# [Exercise requirements]
Retype only the lines from the top of the records to the line with "const height = 404;", including that line but none of the pictures.

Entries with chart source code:
•••
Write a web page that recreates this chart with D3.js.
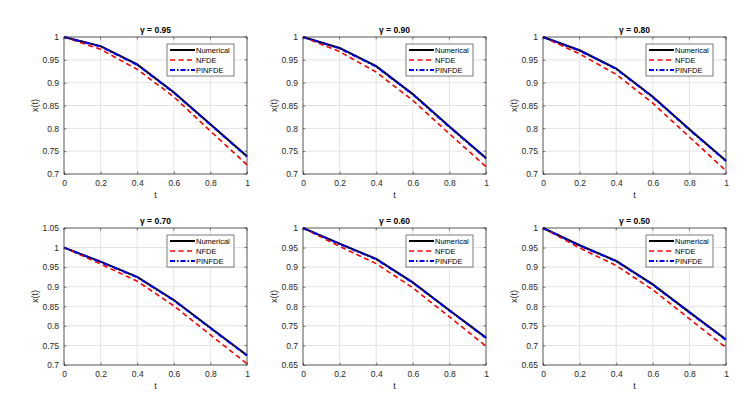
<!DOCTYPE html>
<html>
<head>
<meta charset="utf-8">
<script src="https://cdn.jsdelivr.net/npm/d3@7"></script>
<style>
  body { margin: 0; background: #fff; }
  svg { font-family: "Liberation Sans", Arial, sans-serif; }
</style>
</head>
<body>
<svg id="fig"></svg>
<script>
const width = 748;
const height = 404;

// data
const tValues = [0, 0.2, 0.4, 0.6, 0.8, 1];
const gammas = ["0.95", "0.90", "0.80", "0.70", "0.60", "0.50"];
const numerical = [
  [1, 0.980, 0.940, 0.879, 0.809, 0.739],
  [1, 0.976, 0.936, 0.875, 0.804, 0.735],
  [1, 0.971, 0.931, 0.869, 0.798, 0.729],
  [1, 0.964, 0.925, 0.866, 0.795, 0.725],
  [1, 0.960, 0.921, 0.861, 0.790, 0.720],
  [1, 0.956, 0.916, 0.856, 0.785, 0.715]
];
const nfde = [
  [1, 0.973, 0.929, 0.869, 0.794, 0.720],
  [1, 0.968, 0.923, 0.861, 0.788, 0.716],
  [1, 0.963, 0.918, 0.855, 0.781, 0.707],
  [1, 0.958, 0.914, 0.851, 0.777, 0.703],
  [1, 0.953, 0.909, 0.847, 0.773, 0.698],
  [1, 0.949, 0.904, 0.842, 0.768, 0.694]
];
const pinfde = [
  [1, 0.979, 0.939, 0.878, 0.808, 0.738],
  [1, 0.975, 0.935, 0.874, 0.803, 0.734],
  [1, 0.970, 0.930, 0.868, 0.797, 0.728],
  [1, 0.963, 0.924, 0.865, 0.794, 0.724],
  [1, 0.959, 0.920, 0.860, 0.789, 0.719],
  [1, 0.955, 0.915, 0.855, 0.784, 0.714]
];
const yDomains = [
  [0.7, 1], [0.7, 1], [0.7, 1],
  [0.7, 1.05], [0.65, 1], [0.65, 1]
];
const xTicks = [0, 0.2, 0.4, 0.6, 0.8, 1];
const seriesNames = ["Numerical", "NFDE", "PINFDE"];

const colLeft = [64, 303, 543];
const rowTop = [37, 228];
const axW = 183;
const axH = 137;

const styles = [
  { color: "#000000", width: 2, dash: null },
  { color: "#ff0000", width: 1.6, dash: "5,3.5" },
  { color: "#0000ff", width: 2, dash: "5,2,1.5,2" }
];

const svg = d3.select("#fig").attr("width", width).attr("height", height);

function fmt(v) {
  return String(+v.toFixed(2));
}

gammas.forEach((g, i) => {
  const ox = colLeft[i % 3];
  const oy = rowTop[Math.floor(i / 3)];
  const ax = svg.append("g").attr("transform", `translate(${ox},${oy})`);

  const x = d3.scaleLinear().domain([0, 1]).range([0, axW]);
  const y = d3.scaleLinear().domain(yDomains[i]).range([axH, 0]);
  const yTicks = d3.range(yDomains[i][0], yDomains[i][1] + 1e-9, 0.05);

  // grid
  ax.append("g")
    .selectAll("line")
    .data(xTicks)
    .join("line")
    .attr("x1", (d) => x(d)).attr("x2", (d) => x(d))
    .attr("y1", 0).attr("y2", axH)
    .attr("stroke", "#e3e3e3").attr("stroke-width", 1);
  ax.append("g")
    .selectAll("line")
    .data(yTicks)
    .join("line")
    .attr("x1", 0).attr("x2", axW)
    .attr("y1", (d) => y(d)).attr("y2", (d) => y(d))
    .attr("stroke", "#e3e3e3").attr("stroke-width", 1);

  // curves
  [numerical[i], nfde[i], pinfde[i]].forEach((vals, k) => {
    const s = styles[k];
    ax.append("path")
      .datum(vals)
      .attr("fill", "none")
      .attr("stroke", s.color)
      .attr("stroke-width", s.width)
      .attr("stroke-dasharray", s.dash)
      .attr("d", d3.line().x((d, j) => x(tValues[j])).y((d) => y(d)));
  });

  // axes (ticks pointing inward, MATLAB style)
  const xAxis = d3.axisBottom(x).tickValues(xTicks).tickSize(-2.5).tickPadding(6).tickFormat(fmt);
  const yAxis = d3.axisLeft(y).tickValues(yTicks).tickSize(-2.5).tickPadding(5).tickFormat(fmt);
  const gx = ax.append("g").attr("transform", `translate(0,${axH})`).call(xAxis);
  const gy = ax.append("g").call(yAxis);
  [gx, gy].forEach((a) => {
    a.select(".domain").remove();
    a.selectAll("line").attr("stroke", "#262626").attr("stroke-width", 0.6);
    a.selectAll("text").attr("fill", "#262626").style("font-size", "8.5px");
  });

  // box
  ax.append("rect")
    .attr("width", axW).attr("height", axH)
    .attr("fill", "none").attr("stroke", "#262626").attr("stroke-width", 0.7);

  // top/right ticks
  ax.append("g").selectAll("line")
    .data(xTicks).join("line")
    .attr("x1", (d) => x(d)).attr("x2", (d) => x(d))
    .attr("y1", 0).attr("y2", 2.5)
    .attr("stroke", "#262626").attr("stroke-width", 0.6);
  ax.append("g").selectAll("line")
    .data(yTicks).join("line")
    .attr("x1", axW).attr("x2", axW - 2.5)
    .attr("y1", (d) => y(d)).attr("y2", (d) => y(d))
    .attr("stroke", "#262626").attr("stroke-width", 0.6);

  // labels
  ax.append("text")
    .attr("x", axW / 2).attr("y", -4)
    .attr("text-anchor", "middle")
    .style("font-size", "8.5px").style("font-weight", "bold")
    .attr("fill", "#000")
    .text(`γ = ${g}`);
  ax.append("text")
    .attr("x", axW / 2).attr("y", axH + 24)
    .attr("text-anchor", "middle")
    .style("font-size", "9px")
    .attr("fill", "#262626")
    .text("t");
  ax.append("text")
    .attr("transform", `translate(-26,${axH / 2}) rotate(-90)`)
    .attr("text-anchor", "middle")
    .style("font-size", "9px")
    .attr("fill", "#262626")
    .text("x(t)");

  // legend
  const lg = ax.append("g").attr("transform", `translate(${axW - 80},7)`);
  lg.append("rect")
    .attr("width", 67).attr("height", 32)
    .attr("fill", "#fff").attr("stroke", "#262626").attr("stroke-width", 0.6);
  seriesNames.forEach((name, k) => {
    const s = styles[k];
    const ly = 6 + k * 10;
    lg.append("line")
      .attr("x1", 3).attr("x2", 28)
      .attr("y1", ly).attr("y2", ly)
      .attr("stroke", s.color)
      .attr("stroke-width", s.width)
      .attr("stroke-dasharray", s.dash);
    lg.append("text")
      .attr("x", 29).attr("y", ly + 3)
      .style("font-size", "7.5px")
      .attr("fill", "#000")
      .text(name);
  });
});
</script>
</body>
</html>
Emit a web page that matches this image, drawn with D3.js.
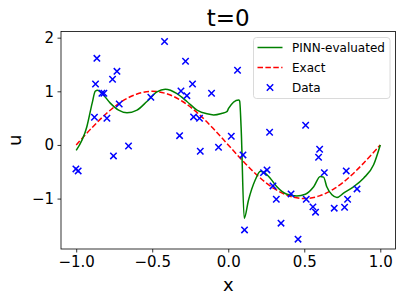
<!DOCTYPE html>
<html>
<head>
<meta charset="utf-8">
<script src="https://cdn.jsdelivr.net/npm/d3@7"></script>
<style>
  body { margin: 0; background: #fff; }
  svg text { font-family: "DejaVu Sans", sans-serif; fill: #000; }
</style>
</head>
<body>
<div id="wrapper"></div>
<script>
// PINN output at t=0
const pinnX = [-1.0, -0.93, -0.895, -0.875, -0.86, -0.83, -0.776, -0.721, -0.666, -0.6, -0.535, -0.469,
    -0.414, -0.38, -0.34, -0.272, -0.206, -0.14, -0.096, -0.041, -0.009, 0.002, 0.068, 0.075, 0.085,
    0.105, 0.133, 0.178, 0.211, 0.244, 0.276, 0.32, 0.386, 0.451, 0.507, 0.562, 0.605, 0.627, 0.648,
    0.682, 0.715, 0.758, 0.824, 0.89, 0.956, 1.0];
const pinnU = [-0.1, 0.34, 0.78, 1.0, 1.02, 0.96, 0.78, 0.65, 0.6, 0.65, 0.81, 0.99,
    1.04, 1.02, 0.96, 0.81, 0.65, 0.58, 0.56, 0.59, 0.62, 0.68, 0.84, 0.82, 0.3,
    -1.37, -1.03, -0.65, -0.49, -0.53, -0.62, -0.78, -0.92, -0.95, -0.92, -0.78, -0.59, -0.6, -0.78,
    -0.93, -0.98, -0.9, -0.78, -0.62, -0.37, 0.0];

// exact solution
const exactX = [-1.0, -0.9, -0.8, -0.7, -0.6, -0.5, -0.4, -0.3, -0.2, -0.1, 0.0,
    0.1, 0.2, 0.3, 0.4, 0.5, 0.6, 0.7, 0.8, 0.9, 1.0];
const exactU = [0.0, 0.31, 0.59, 0.81, 0.95, 1.0, 0.95, 0.81, 0.59, 0.31, 0.0,
    -0.31, -0.59, -0.81, -0.95, -1.0, -0.95, -0.81, -0.59, -0.31, 0.0];

// noisy data points
const dataX = [-1.002, -0.987, -0.755, -0.656, -0.419, -0.864, -0.732, -0.761, -0.873, -0.831, -0.818,
    -0.509, -0.717, -0.88, -0.798, -0.281, 0.061, -0.235, -0.11, -0.311, -0.272, -0.228, -0.189,
    -0.32, 0.02, -0.064, -0.184, 0.097, 0.232, 0.255, 0.107, 0.272, 0.509, 0.601, 0.594, 0.632,
    0.776, 0.294, 0.847, 0.413, 0.316, 0.513, 0.785, 0.557, 0.574, 0.697, 0.765, 0.347, 0.459];
const dataU = [-0.447, -0.484, -0.205, -0.019, 1.928, 1.615, 1.373, 1.224, 1.137, 0.963, 0.963,
    0.889, 0.764, 0.516, 0.497, 1.56, 1.392, 1.137, 0.963, 1.006, 0.919, 0.522, 0.497,
    0.173, 0.162, -0.043, -0.117, -0.186, -0.516, -0.466, -1.584, 0.237, 0.367, -0.08, -0.229, -0.516,
    -0.484, -0.764, -0.82, -0.913, -1.012, -1.012, -1.012, -1.155, -1.254, -1.179, -1.161, -1.459, -1.757];

const xTicks = [-1.0, -0.5, 0.0, 0.5, 1.0];
const yTicks = [-1, 0, 1, 2];
const legendNames = ["PINN-evaluated", "Exact", "Data"];

const width = 402, height = 301;
const margin = {top: 31.5, right: 6.5, bottom: 52, left: 61};

const svg = d3.select("#wrapper").append("svg")
    .attr("width", width)
    .attr("height", height);

const x = d3.scaleLinear().domain([-1.1, 1.1]).range([margin.left, width - margin.right]);
const y = d3.scaleLinear().domain([-1.94, 2.115]).range([height - margin.bottom, margin.top]);

const plot = svg.append("g");

const line = d3.line().x(d => x(d[0])).y(d => y(d[1]));

// exact
plot.append("path")
    .datum(exactX.map((v, i) => [v, exactU[i]]))
    .attr("d", line.curve(d3.curveCatmullRom))
    .attr("fill", "none")
    .attr("stroke", "#ff0000")
    .attr("stroke-width", 1.5)
    .attr("stroke-dasharray", "5.5,2.4");

// pinn
plot.append("path")
    .datum(pinnX.map((v, i) => [v, pinnU[i]]))
    .attr("d", line.curve(d3.curveMonotoneX))
    .attr("fill", "none")
    .attr("stroke", "#008000")
    .attr("stroke-width", 1.5);

// data crosses
const s = 3.2;
function cross(px, py) {
    return `M${px - s},${py - s}L${px + s},${py + s}M${px - s},${py + s}L${px + s},${py - s}`;
}
plot.selectAll(".pt")
    .data(dataX.map((v, i) => [v, dataU[i]]))
    .enter()
    .append("path")
    .attr("class", "pt")
    .attr("d", d => cross(x(d[0]), y(d[1])))
    .attr("stroke", "#0000ff")
    .attr("stroke-width", 1.5);

// axes
const xAxis = svg.append("g")
    .attr("transform", `translate(0,${height - margin.bottom})`)
    .call(d3.axisBottom(x).tickValues(xTicks).tickSize(3.5).tickPadding(3.5)
        .tickFormat(d => d3.format(".1f")(d).replace("-", "\u2212")));
const yAxis = svg.append("g")
    .attr("transform", `translate(${margin.left},0)`)
    .call(d3.axisLeft(y).tickValues(yTicks).tickSize(3.5).tickPadding(3.5)
        .tickFormat(d => String(d).replace("-", "\u2212")));
[xAxis, yAxis].forEach(a => {
    a.select(".domain").remove();
    a.selectAll(".tick line").attr("stroke", "#000").attr("stroke-width", 0.8);
    a.selectAll(".tick text").style("font-size", "15px");
});

// frame
svg.append("rect")
    .attr("x", margin.left)
    .attr("y", margin.top)
    .attr("width", width - margin.left - margin.right)
    .attr("height", height - margin.top - margin.bottom)
    .attr("fill", "none")
    .attr("stroke", "#000")
    .attr("stroke-width", 0.8);

// labels
svg.append("text")
    .attr("x", (x.range()[0] + x.range()[1]) / 2)
    .attr("y", 26)
    .attr("text-anchor", "middle")
    .style("font-size", "23px")
    .text("t=0");
svg.append("text")
    .attr("x", (x.range()[0] + x.range()[1]) / 2)
    .attr("y", 291)
    .attr("text-anchor", "middle")
    .style("font-size", "18px")
    .text("x");
svg.append("text")
    .attr("transform", `translate(21,${(y.range()[0] + y.range()[1]) / 2}) rotate(-90)`)
    .attr("text-anchor", "middle")
    .style("font-size", "18px")
    .text("u");

// legend
const legend = svg.append("g").attr("transform", "translate(253.5,37.5)");
legend.append("rect")
    .attr("width", 136.5)
    .attr("height", 61)
    .attr("rx", 3)
    .attr("fill", "#fff")
    .attr("fill-opacity", 0.8)
    .attr("stroke", "#d0d0d0")
    .attr("stroke-width", 0.8);
legendNames.forEach((name, i) => {
    const ly = 10 + i * 20;
    const item = legend.append("g");
    if (i === 0) {
        item.append("line").attr("x1", 4).attr("x2", 29).attr("y1", ly).attr("y2", ly)
            .attr("stroke", "#008000").attr("stroke-width", 1.5);
    } else if (i === 1) {
        item.append("line").attr("x1", 4).attr("x2", 29).attr("y1", ly).attr("y2", ly)
            .attr("stroke", "#ff0000").attr("stroke-width", 1.5).attr("stroke-dasharray", "5.5,2.4");
    } else {
        item.append("path").attr("d", cross(16.5, ly))
            .attr("stroke", "#0000ff").attr("stroke-width", 1.5);
    }
    item.append("text")
        .attr("x", 38.5)
        .attr("y", ly + 4.5)
        .style("font-size", "12px")
        .text(name);
});
</script>
</body>
</html>
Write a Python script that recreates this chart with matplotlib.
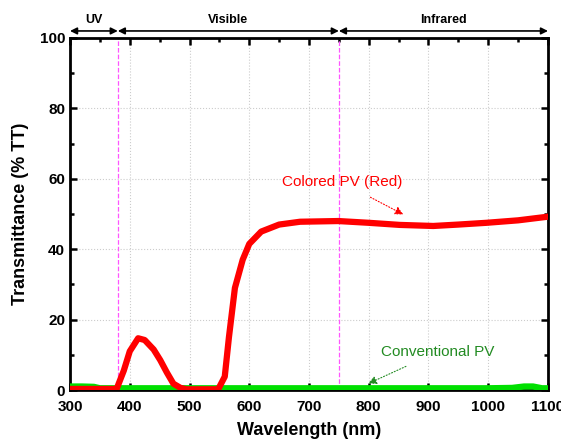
import matplotlib
matplotlib.use("Agg")
from matplotlib import pyplot as plt
from matplotlib.ticker import MultipleLocator

plt.rcParams['font.family'] = ['Liberation Sans', 'DejaVu Sans']

# Colored PV (red) transmittance
red_wl = [300, 340, 378, 390, 400, 414, 425, 440, 451, 462, 473, 485, 495, 520, 548,
          559, 566, 576, 589, 600, 620, 650, 685, 749, 800, 852, 908, 950, 997, 1050, 1098]
red_t = [0.3, 0.3, 0.3, 5.5, 11.0, 14.7, 14.2, 11.5, 8.5, 5.0, 1.8, 0.6, 0.2, 0.2, 0.2,
         3.8, 15.0, 29.0, 37.0, 41.5, 45.0, 47.0, 47.8, 48.0, 47.5, 46.9, 46.6, 47.0, 47.5, 48.2, 49.2]

# Conventional PV (green)
green_wl = [300, 320, 340, 350, 400, 500, 600, 700, 800, 900, 1000, 1040, 1060, 1075, 1090, 1100]
green_t = [1.0, 1.0, 0.9, 0.5, 0.5, 0.5, 0.5, 0.5, 0.5, 0.5, 0.5, 0.6, 1.0, 1.0, 0.5, 0.5]

band_edges = [300, 380, 750, 1100]
band_names = ['UV', 'Visible', 'Infrared']

fig = plt.figure(figsize=(5.61, 4.47), dpi=100)
ax = fig.add_axes([0.1248, 0.1275, 0.852, 0.7875])

ax.plot(green_wl, green_t, color='#00e000', lw=4.5, zorder=3)
ax.plot(red_wl, red_t, color='#ff0000', lw=4.5, zorder=4)

for edge in band_edges[1:3]:
    ax.axvline(edge, color='#ff55ff', ls='--', lw=0.9, zorder=2)

ax.set_xlim(300, 1100)
ax.set_ylim(0, 100)
ax.xaxis.set_major_locator(MultipleLocator(100))
ax.xaxis.set_minor_locator(MultipleLocator(50))
ax.yaxis.set_major_locator(MultipleLocator(20))
ax.yaxis.set_minor_locator(MultipleLocator(10))
ax.tick_params(which='both', direction='in', top=True, right=True, width=1.8)
ax.tick_params(which='major', length=5, labelsize=11)
ax.tick_params(axis='x', which='major', pad=7)
ax.tick_params(which='minor', length=3)
for lab in ax.get_xticklabels() + ax.get_yticklabels():
    lab.set_fontweight('bold')
for sp in ax.spines.values():
    sp.set_linewidth(2)
ax.grid(True, which='major', color='#cccccc', ls=':', lw=0.8)

ax.set_xlabel('Wavelength (nm)', fontsize=13, fontweight='bold', labelpad=6)
ax.set_ylabel('Transmittance (% TT)', fontsize=13, fontweight='bold', labelpad=8)

# band arrows above the plot
for i, name in enumerate(band_names):
    a, b = band_edges[i], band_edges[i + 1]
    ax.annotate('', xy=(a, 102), xytext=(b, 102), xycoords='data',
                arrowprops=dict(arrowstyle='<|-|>', color='black', lw=1.2,
                                shrinkA=0, shrinkB=0, mutation_scale=10),
                annotation_clip=False)
    ax.text((a + b) / 2, 103.3, name, ha='center', va='bottom',
            fontsize=9, fontweight='bold', clip_on=False)

ax.annotate('Colored PV (Red)', xy=(862, 49.5), xytext=(755, 59.0),
            color='#ff0000', fontsize=11, ha='center', va='center',
            arrowprops=dict(arrowstyle='-|>', color='#ff0000', ls=':', lw=0.8,
                            mutation_scale=12, shrinkA=8))
ax.annotate('Conventional PV', xy=(795, 1.5), xytext=(915, 10.8),
            color='#228b22', fontsize=11, ha='center', va='center',
            arrowprops=dict(arrowstyle='-|>', color='#228b22', ls=':', lw=0.8,
                            mutation_scale=12, shrinkA=8))

fig.savefig('out.png', dpi=100)
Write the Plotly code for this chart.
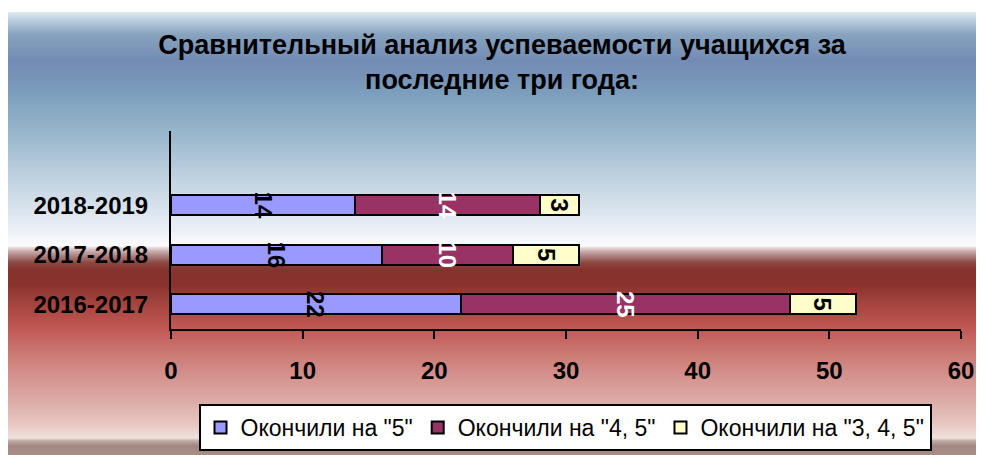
•••
# [Problem solution]
Write a web page that recreates this chart with D3.js.
<!DOCTYPE html>
<html>
<head>
<meta charset="utf-8">
<script src="https://cdn.jsdelivr.net/npm/d3@7"></script>
<style>
  body { margin: 0; background: #fff; }
  svg { font-family: "Liberation Sans", Arial, sans-serif; }
</style>
</head>
<body>
<svg id="fig"></svg>
<script>
const width = 748;
const height = 404;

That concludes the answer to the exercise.